**WHAT IS NEEDED**
Produce an exact copy of the lines below that run from the line containing "Emit a Python" to the line containing "from bokeh.resources import INLINE", inclusive; any picture is omitted.

**RECORD EXTRACTS**
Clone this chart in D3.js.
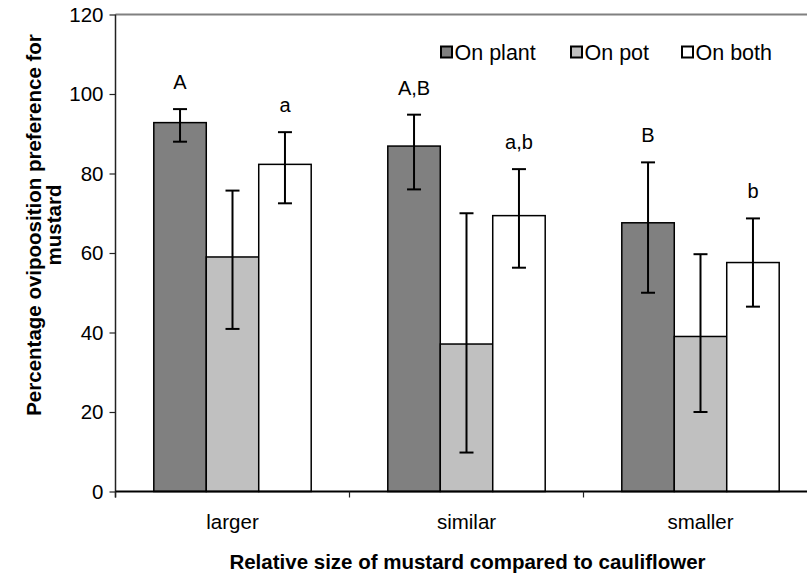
<!DOCTYPE html>
<html>
<head>
<meta charset="utf-8">
<script src="https://cdn.jsdelivr.net/npm/d3@7"></script>
<style>
  body { margin: 0; background: #fff; }
  svg { font-family: Arial, "Liberation Sans", sans-serif; }
</style>
</head>
<body>
<svg id="chart" width="807" height="576"></svg>
<script>
// data
var categories = ["larger", "similar", "smaller"];
var series = ["On plant", "On pot", "On both"];
var plantVals = [92.8, 86.9, 67.6];
var potVals = [59, 37.1, 39];
var bothVals = [82.3, 69.4, 57.6];
var plantLow = [88, 76, 50];
var plantHigh = [96.2, 94.8, 82.8];
var potLow = [40.9, 9.8, 20];
var potHigh = [75.7, 70, 59.7];
var bothLow = [72.5, 56.3, 46.5];
var bothHigh = [90.4, 81.1, 68.7];
var plantLetters = ["A", "A,B", "B"];
var bothLetters = ["a", "a,b", "b"];
var yTicks = [0, 20, 40, 60, 80, 100, 120];

var colors = {"On plant": "#808080", "On pot": "#c0c0c0", "On both": "#ffffff"};

// build rows for drawing
var rows = [];
categories.forEach(function(c, i) {
  rows.push({cat: c, s: "On plant", v: plantVals[i], lo: plantLow[i], hi: plantHigh[i], letter: plantLetters[i]});
  rows.push({cat: c, s: "On pot", v: potVals[i], lo: potLow[i], hi: potHigh[i], letter: ""});
  rows.push({cat: c, s: "On both", v: bothVals[i], lo: bothLow[i], hi: bothHigh[i], letter: bothLetters[i]});
});

// set the dimensions and margins of the graph
var margin = {top: 14.5, left: 115.5},
  width = 702,
  height = 477;

var svg = d3.select("#chart");
var g = svg.append("g")
  .attr("transform", "translate(" + margin.left + "," + margin.top + ")");

// set the ranges
var x0 = d3.scaleBand().domain(categories).range([0, width]).padding(0);
var x1 = d3.scaleBand().domain(series).range([0, x0.bandwidth()]).paddingInner(0).paddingOuter(0.73);
var y = d3.scaleLinear().domain([0, 120]).range([height, 0]);

// top border of the plot area
g.append("line")
  .attr("x1", 0).attr("x2", width)
  .attr("y1", 0).attr("y2", 0)
  .attr("stroke", "#808080")
  .attr("stroke-width", 2);

// bars
g.selectAll("rect.bar")
  .data(rows)
  .enter()
  .append("rect")
  .attr("class", "bar")
  .attr("x", function(d) { return x0(d.cat) + x1(d.s); })
  .attr("y", function(d) { return y(d.v); })
  .attr("width", x1.bandwidth())
  .attr("height", function(d) { return height - y(d.v); })
  .attr("fill", function(d) { return colors[d.s]; })
  .attr("stroke", "#000")
  .attr("stroke-width", 1.5);

// error bars
var errs = g.append("g").attr("class", "errs");
rows.forEach(function(d) {
  var cx = x0(d.cat) + x1(d.s) + x1.bandwidth() / 2;
  errs.append("line")
    .attr("x1", cx).attr("x2", cx)
    .attr("y1", y(d.lo)).attr("y2", y(d.hi))
    .attr("stroke", "#000").attr("stroke-width", 2);
  [d.lo, d.hi].forEach(function(v) {
    errs.append("line")
      .attr("x1", cx - 7).attr("x2", cx + 7)
      .attr("y1", y(v)).attr("y2", y(v))
      .attr("stroke", "#000").attr("stroke-width", 2);
  });
});

// significance letters
g.selectAll("text.letter")
  .data(rows.filter(function(d) { return d.letter; }))
  .enter()
  .append("text")
  .attr("class", "letter")
  .attr("x", function(d) { return x0(d.cat) + x1(d.s) + x1.bandwidth() / 2; })
  .attr("y", function(d) { return y(d.hi) - 20; })
  .attr("text-anchor", "middle")
  .attr("font-size", "20px")
  .text(function(d) { return d.letter; });

// y axis
var yAxis = g.append("g")
  .attr("class", "yAxis")
  .call(d3.axisLeft(y).tickValues(yTicks).tickSize(6).tickPadding(6));
yAxis.selectAll("text").attr("font-size", "20.5px").attr("fill", "#000").attr("font-family", null);
yAxis.selectAll("line").attr("stroke", "#222").attr("stroke-width", 1.2);
yAxis.select(".domain").attr("stroke", "#222").attr("stroke-width", 1.5).attr("d", "M0,0V" + (height + 6));

// x axis
var xAxis = g.append("g")
  .attr("class", "xAxis")
  .attr("transform", "translate(0," + height + ")")
  .call(d3.axisBottom(x0).tickSize(0).tickPadding(23));
xAxis.select(".domain").attr("stroke", "#000").attr("stroke-width", 2).attr("d", "M0,0H" + width);
xAxis.selectAll("text").attr("font-size", "20.5px").attr("fill", "#000").attr("font-family", null);

// category boundary ticks
g.append("g")
  .selectAll("line")
  .data(categories)
  .enter()
  .append("line")
  .attr("x1", function(d) { return x0(d); })
  .attr("x2", function(d) { return x0(d); })
  .attr("y1", height)
  .attr("y2", height + 6)
  .attr("stroke", "#222")
  .attr("stroke-width", 1.2);

// axis titles
svg.append("text")
  .attr("x", margin.left + 352)
  .attr("y", 569)
  .attr("text-anchor", "middle")
  .attr("font-size", "20.5px")
  .attr("font-weight", "bold")
  .text("Relative size of mustard compared to cauliflower");

var yTitle = svg.append("text")
  .attr("transform", "translate(41,225) rotate(-90)")
  .attr("text-anchor", "middle")
  .attr("font-size", "20.5px")
  .attr("font-weight", "bold");
yTitle.append("tspan").attr("x", 0).attr("y", 0).text("Percentage ovipoosition preference for");
yTitle.append("tspan").attr("x", 0).attr("y", 19.5).text("mustard");

// legend
var legend = svg.append("g").attr("class", "legend");
var legendX = [441, 571, 682];
series.forEach(function(s, i) {
  legend.append("rect")
    .attr("x", legendX[i]).attr("y", 46.5)
    .attr("width", 11).attr("height", 11)
    .attr("fill", colors[s])
    .attr("stroke", "#000").attr("stroke-width", 2);
  legend.append("text")
    .attr("x", legendX[i] + 13.5).attr("y", 60)
    .attr("font-size", "21.5px")
    .text(s);
});
</script>
</body>
</html>
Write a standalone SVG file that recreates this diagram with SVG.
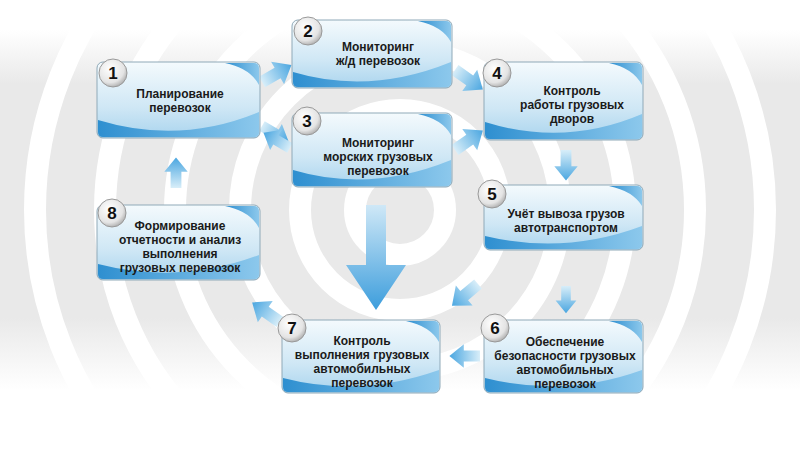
<svg xmlns="http://www.w3.org/2000/svg" width="800" height="450" viewBox="0 0 800 450">
<defs>
<linearGradient id="box" x1="0" y1="0" x2="0" y2="1"><stop offset="0" stop-color="#f4fafd"/><stop offset="0.6" stop-color="#cfe7f5"/><stop offset="1" stop-color="#a9d4ee"/></linearGradient>
<linearGradient id="wave" x1="0" y1="0" x2="1" y2="0"><stop offset="0" stop-color="#2e8fd0"/><stop offset="1" stop-color="#8cc8ec"/></linearGradient>
<linearGradient id="arr" x1="0" y1="0" x2="1" y2="0"><stop offset="0" stop-color="#d8eef9"/><stop offset="1" stop-color="#4aa6e0"/></linearGradient>
<linearGradient id="arrv" x1="0" y1="0" x2="0" y2="1"><stop offset="0" stop-color="#cfe8f7"/><stop offset="1" stop-color="#3c9ddc"/></linearGradient>
<linearGradient id="bg" x1="0" y1="0" x2="0" y2="1"><stop offset="0" stop-color="#ffffff"/><stop offset="0.15" stop-color="#e9e9e9"/><stop offset="0.8" stop-color="#e9e9e9"/><stop offset="1" stop-color="#ffffff"/></linearGradient>
<radialGradient id="num" cx="0.4" cy="0.35" r="0.7"><stop offset="0" stop-color="#ffffff"/><stop offset="0.7" stop-color="#e4e4e4"/><stop offset="1" stop-color="#a8a8a8"/></radialGradient>
<path id="ah" d="M0,-6 L18,-6 L18,-13 L34,0 L18,13 L18,6 L0,6 Z"/>
</defs>
<style>
.b{fill:url(#box);stroke:#8fa9b8;stroke-width:1}
.w{fill:url(#wave)}
.t{font-family:"Liberation Sans",Arial,sans-serif;font-weight:bold;font-size:12px;fill:#1a1a1a;text-anchor:middle}
.n{font-family:"Liberation Sans",Arial,sans-serif;font-weight:bold;font-size:17px;fill:#111;text-anchor:middle}
.c{fill:url(#num);stroke:#999;stroke-width:1}
.ring{fill:none;stroke:#ffffff;stroke-width:22}
.a{fill:url(#arr)}
</style>
<rect width="800" height="450" fill="#ffffff"/>
<rect x="0" y="30" width="800" height="360" fill="url(#bg)"/>
<g>
<circle class="ring" cx="400" cy="210" r="45"/>
<circle class="ring" cx="400" cy="210" r="100"/>
<circle class="ring" cx="400" cy="210" r="160"/>
<circle class="ring" cx="400" cy="210" r="225"/>
<circle class="ring" cx="400" cy="210" r="295"/>
<circle class="ring" cx="400" cy="210" r="365"/>
</g>
<g id="connectors">
<use href="#ah" class="a" transform="translate(262,82) rotate(-30)"/>
<use href="#ah" class="a" transform="translate(262,126) rotate(30) scale(0.9)"/>
<use href="#ah" class="a" transform="translate(290,148) rotate(210) scale(0.9)"/>
<use href="#ah" class="a" transform="translate(455,70) rotate(35)"/>
<use href="#ah" class="a" transform="translate(455,150) rotate(-35)"/>
<use href="#ah" class="a" transform="translate(566,150) rotate(90) scale(0.9)"/>
<use href="#ah" class="a" transform="translate(566,286) rotate(90) scale(0.8)"/>
<use href="#ah" class="a" transform="translate(478,284) rotate(140)"/>
<use href="#ah" class="a" transform="translate(480,356) rotate(180) scale(0.9)"/>
<use href="#ah" class="a" transform="translate(280,322) rotate(-145)"/>
<use href="#ah" class="a" transform="translate(176,188) rotate(-90) scale(0.9)"/>
<path d="M366,205 L386,205 L386,265 L406,265 L376,310 L346,265 L366,265 Z" fill="url(#arrv)"/>
</g>
<g id="n1"><rect class="b" x="97" y="62" width="163" height="76" rx="6"/><path class="w" d="M98,120 Q180,145 259,112 L259,132 Q259,137 254,137 L103,137 Q98,137 98,132 Z"/><path class="w" d="M225,63 L254,63 Q259,63 259,68 L259,85 Q250,68 225,63 Z"/><text class="t" x="180" y="98">Планирование</text><text class="t" x="180" y="112">перевозок</text><circle class="c" cx="113" cy="73" r="14"/><text class="n" x="113" y="79">1</text></g>
<g id="n2"><rect class="b" x="292" y="20" width="160" height="68" rx="6"/><path class="w" d="M293,72 Q370,95 451,62 L451,82 Q451,87 446,87 L298,87 Q293,87 293,82 Z"/><path class="w" d="M418,21 L446,21 Q451,21 451,26 L451,42 Q442,26 418,21 Z"/><text class="t" x="378" y="51">Мониторинг</text><text class="t" x="378" y="65">ж/д перевозок</text><circle class="c" cx="308" cy="31" r="14"/><text class="n" x="308" y="37">2</text></g>
<g id="n3"><rect class="b" x="292" y="113" width="160" height="74" rx="6"/><path class="w" d="M293,170 Q370,193 451,160 L451,181 Q451,186 446,186 L298,186 Q293,186 293,181 Z"/><path class="w" d="M418,114 L446,114 Q451,114 451,119 L451,135 Q442,119 418,114 Z"/><text class="t" x="378" y="147">Мониторинг</text><text class="t" x="378" y="161">морских грузовых</text><text class="t" x="378" y="175">перевозок</text><circle class="c" cx="307" cy="121" r="14"/><text class="n" x="307" y="127">3</text></g>
<g id="n4"><rect class="b" x="484" y="62" width="159" height="78" rx="6"/><path class="w" d="M485,122 Q565,147 642,114 L642,134 Q642,139 637,139 L490,139 Q485,139 485,134 Z"/><path class="w" d="M609,63 L637,63 Q642,63 642,68 L642,85 Q633,68 609,63 Z"/><text class="t" x="572" y="95">Контроль</text><text class="t" x="572" y="109">работы грузовых</text><text class="t" x="572" y="123">дворов</text><circle class="c" cx="497" cy="73" r="14"/><text class="n" x="497" y="79">4</text></g>
<g id="n5"><rect class="b" x="484" y="185" width="159" height="65" rx="6"/><path class="w" d="M485,236 Q565,255 642,226 L642,244 Q642,249 637,249 L490,249 Q485,249 485,244 Z"/><path class="w" d="M609,186 L637,186 Q642,186 642,191 L642,206 Q633,191 609,186 Z"/><text class="t" x="566" y="218">Учёт вывоза грузов</text><text class="t" x="566" y="232">автотранспортом</text><circle class="c" cx="492" cy="194" r="14"/><text class="n" x="492" y="200">5</text></g>
<g id="n6"><rect class="b" x="484" y="320" width="159" height="73" rx="6"/><path class="w" d="M485,378 Q565,398 642,370 L642,387 Q642,392 637,392 L490,392 Q485,392 485,387 Z"/><path class="w" d="M609,321 L637,321 Q642,321 642,326 L642,342 Q633,326 609,321 Z"/><text class="t" x="565" y="346">Обеспечение</text><text class="t" x="565" y="360">безопасности грузовых</text><text class="t" x="565" y="374">автомобильных</text><text class="t" x="565" y="388">перевозок</text><circle class="c" cx="495" cy="328" r="14"/><text class="n" x="495" y="334">6</text></g>
<g id="n7"><rect class="b" x="282" y="320" width="158" height="73" rx="6"/><path class="w" d="M283,378 Q360,398 439,370 L439,387 Q439,392 434,392 L288,392 Q283,392 283,387 Z"/><path class="w" d="M406,321 L434,321 Q439,321 439,326 L439,342 Q430,326 406,321 Z"/><text class="t" x="362" y="345">Контроль</text><text class="t" x="362" y="359">выполнения грузовых</text><text class="t" x="362" y="373">автомобильных</text><text class="t" x="362" y="387">перевозок</text><circle class="c" cx="292" cy="328" r="14"/><text class="n" x="292" y="334">7</text></g>
<g id="n8"><rect class="b" x="97" y="205" width="163" height="75" rx="6"/><path class="w" d="M98,264 Q180,285 259,255 L259,274 Q259,279 254,279 L103,279 Q98,279 98,274 Z"/><path class="w" d="M225,206 L254,206 Q259,206 259,211 L259,228 Q250,211 225,206 Z"/><text class="t" x="180" y="230">Формирование</text><text class="t" x="180" y="244">отчетности и анализ</text><text class="t" x="180" y="258">выполнения</text><text class="t" x="180" y="272">грузовых перевозок</text><circle class="c" cx="112" cy="213" r="14"/><text class="n" x="112" y="219">8</text></g>
</svg>
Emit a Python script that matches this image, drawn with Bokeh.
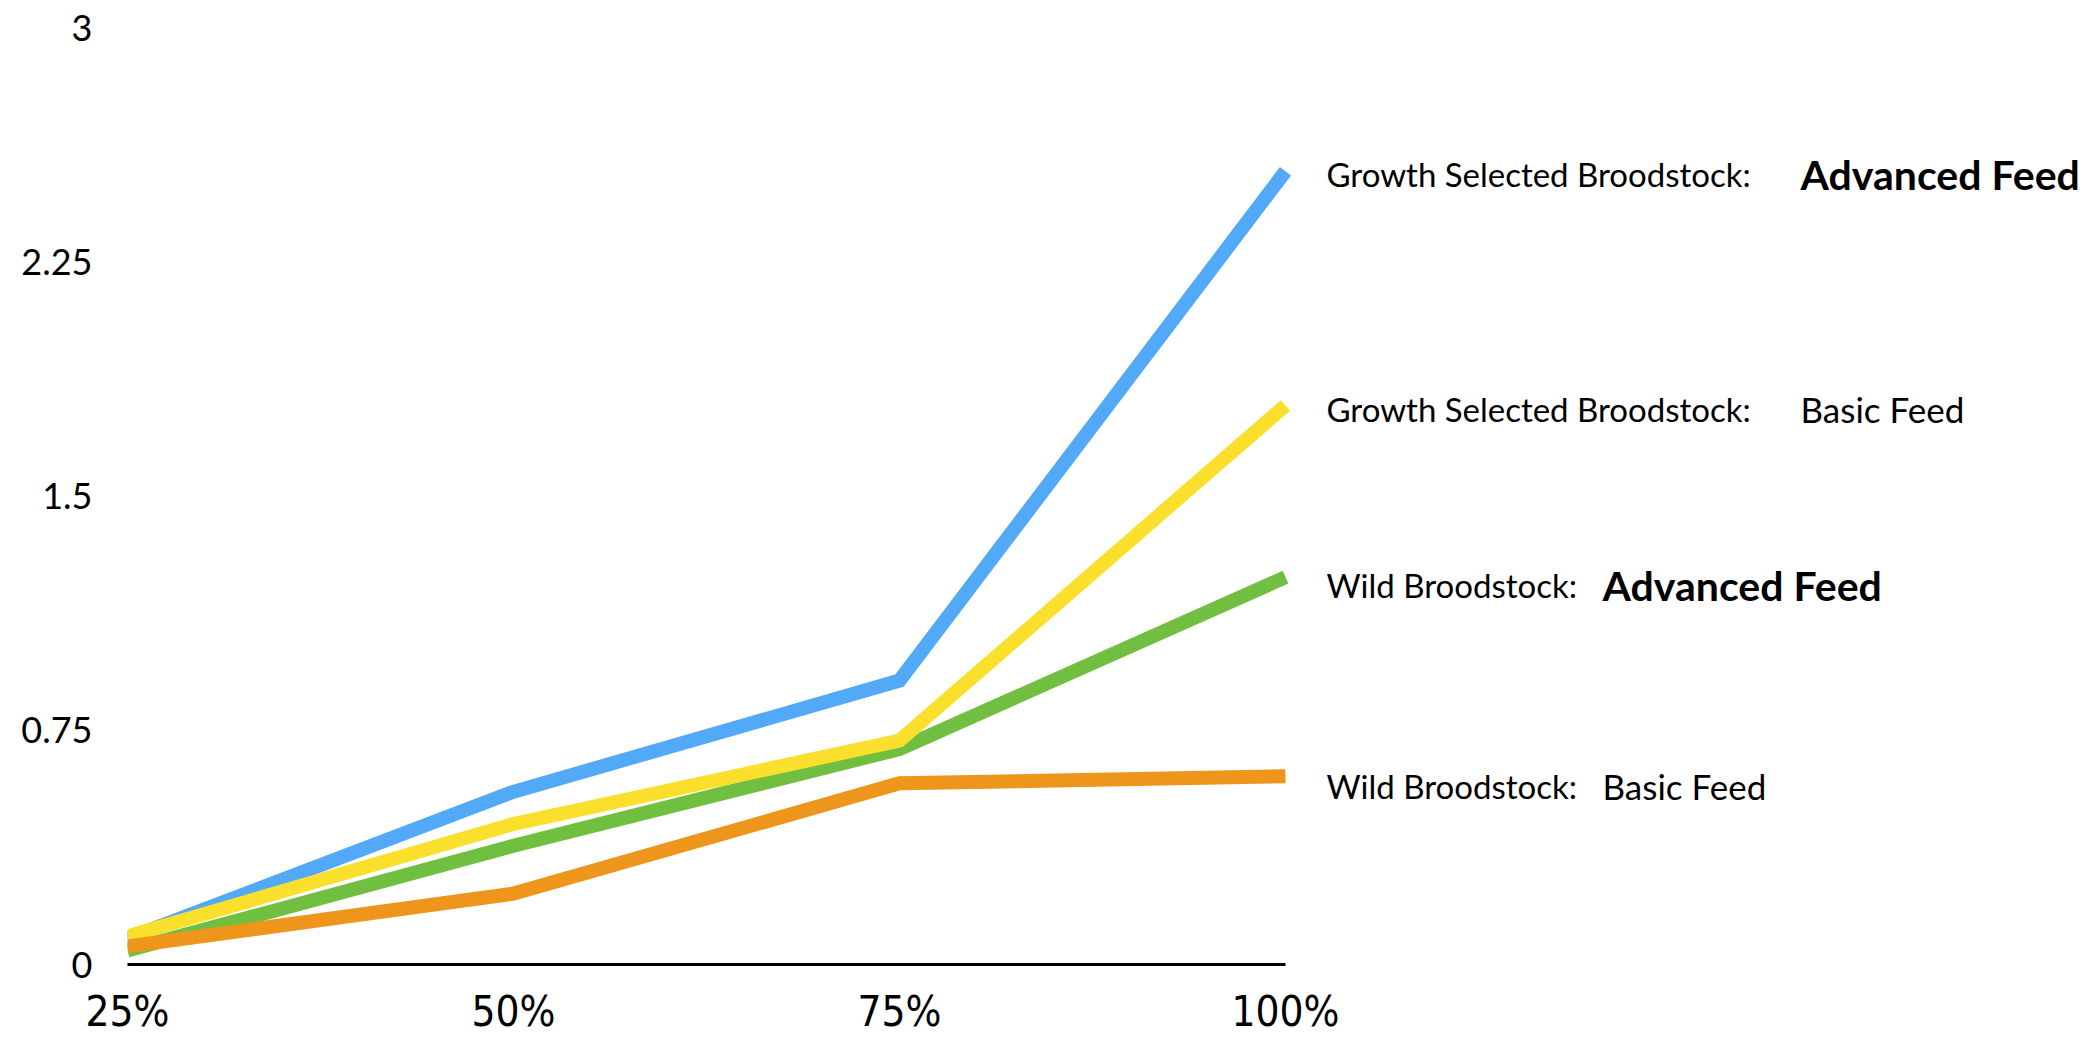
from bokeh.plotting import figure
from bokeh.models import Range1d, FixedTicker, ColumnDataSource
from bokeh.core.properties import value
from bokeh.embed import file_html
from bokeh.resources import INLINE

# ---- data ----
x_labels = ["25%", "50%", "75%", "100%"]
y_ticks = [0, 0.75, 1.5, 2.25, 3]
y_tick_labels = ["0", "0.75", "1.5", "2.25", "3"]

gs_advanced = [0.083, 0.553, 0.909, 2.54]    # Growth Selected Broodstock: Advanced Feed
gs_basic = [0.09, 0.45, 0.717, 1.79]         # Growth Selected Broodstock: Basic Feed
wild_advanced = [0.045, 0.38, 0.69, 1.24]    # Wild Broodstock: Advanced Feed
wild_basic = [0.058, 0.227, 0.58, 0.603]     # Wild Broodstock: Basic Feed

label_prefix = ["Growth Selected Broodstock:", "Growth Selected Broodstock:",
                "Wild Broodstock:", "Wild Broodstock:"]
label_feed = ["Advanced Feed", "Basic Feed", "Advanced Feed", "Basic Feed"]
label_bold = [True, False, True, False]
label_y = [2.53, 1.78, 1.215, 0.57]

colors = ["#52A9F7", "#FAE02C", "#70BF40", "#EE951C"]
series = [gs_advanced, gs_basic, wild_advanced, wild_basic]

W, H = 2099, 1045
left, bottom = 127, 81
frame_w = W - left
frame_h = H - bottom
unit_px = 1158 / 3.0
xs = list(range(len(x_labels)))

p = figure(width=W, height=H, output_backend="svg", toolbar_location=None,
           x_range=Range1d(0, frame_w / unit_px),
           y_range=Range1d(0, 3 * frame_h / (964 - 27)),
           min_border_left=left, min_border_right=0, min_border_top=0,
           min_border_bottom=bottom)
p.outline_line_color = None
p.grid.visible = False
p.background_fill_color = "white"
p.border_fill_color = "white"

# x axis
xa = p.xaxis[0]
xa.ticker = FixedTicker(ticks=xs)
xa.major_label_overrides = {i: s for i, s in zip(xs, x_labels)}
xa.bounds = (0, 3)
xa.axis_line_color = "black"
xa.axis_line_width = 3
xa.major_tick_line_color = None
xa.major_tick_in = 0
xa.major_tick_out = 0
xa.minor_tick_line_color = None
xa.major_label_standoff = 22
xa.major_label_text_font = "Liberation Sans Narrow, DejaVu Sans Condensed, sans-serif"
xa.major_label_text_font_size = "42px"
xa.major_label_text_color = "black"

# y axis
ya = p.yaxis[0]
ya.ticker = FixedTicker(ticks=y_ticks)
ya.major_label_overrides = {t: s for t, s in zip(y_ticks, y_tick_labels)}
ya.axis_line_color = None
ya.major_tick_line_color = None
ya.major_tick_in = 0
ya.major_tick_out = 0
ya.minor_tick_line_color = None
ya.major_label_standoff = 35
ya.major_label_text_font = "Lato"
ya.major_label_text_font_size = "36px"
ya.major_label_text_color = "black"

# lines: bottom to top order blue, green, yellow, orange
for idx in [0, 2, 1, 3]:
    p.line(xs, series[idx], line_color=colors[idx], line_width=14,
           line_join="miter", line_cap="butt")

# labels
lx = [3 + (1326 - 1285) / unit_px] * 4
src = ColumnDataSource(dict(x=lx, y=label_y, t=label_prefix))
p.text(x="x", y="y", text="t", source=src, text_font=value("Lato"),
       text_font_size="33px", text_baseline="middle", text_align="left",
       text_color="black")

bold_off = [474, 474, 276, 276]
reg = [i for i in range(4) if not label_bold[i]]
bld = [i for i in range(4) if label_bold[i]]
src_r = ColumnDataSource(dict(x=[lx[i] for i in reg], y=[label_y[i] for i in reg],
                              t=[label_feed[i] for i in reg], o=[bold_off[i] for i in reg]))
p.text(x="x", y="y", text="t", x_offset="o", source=src_r, text_font=value("Lato"),
       text_font_size="35px", text_baseline="middle", text_align="left",
       text_color="black")
src_b = ColumnDataSource(dict(x=[lx[i] for i in bld], y=[label_y[i] for i in bld],
                              t=[label_feed[i] for i in bld], o=[bold_off[i] for i in bld]))
p.text(x="x", y="y", text="t", x_offset="o", source=src_b, text_font=value("Lato"),
       text_font_size="41px", text_font_style="bold", text_baseline="middle",
       text_align="left", text_color="black")

open("out.html", "w").write(file_html(p, INLINE))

**FINISHED TASK**
Emit a Python script that matches this image, drawn with Bokeh.
from bokeh.plotting import figure
from bokeh.models import Range1d, FixedTicker, ColumnDataSource
from bokeh.core.properties import value
from bokeh.embed import file_html
from bokeh.resources import INLINE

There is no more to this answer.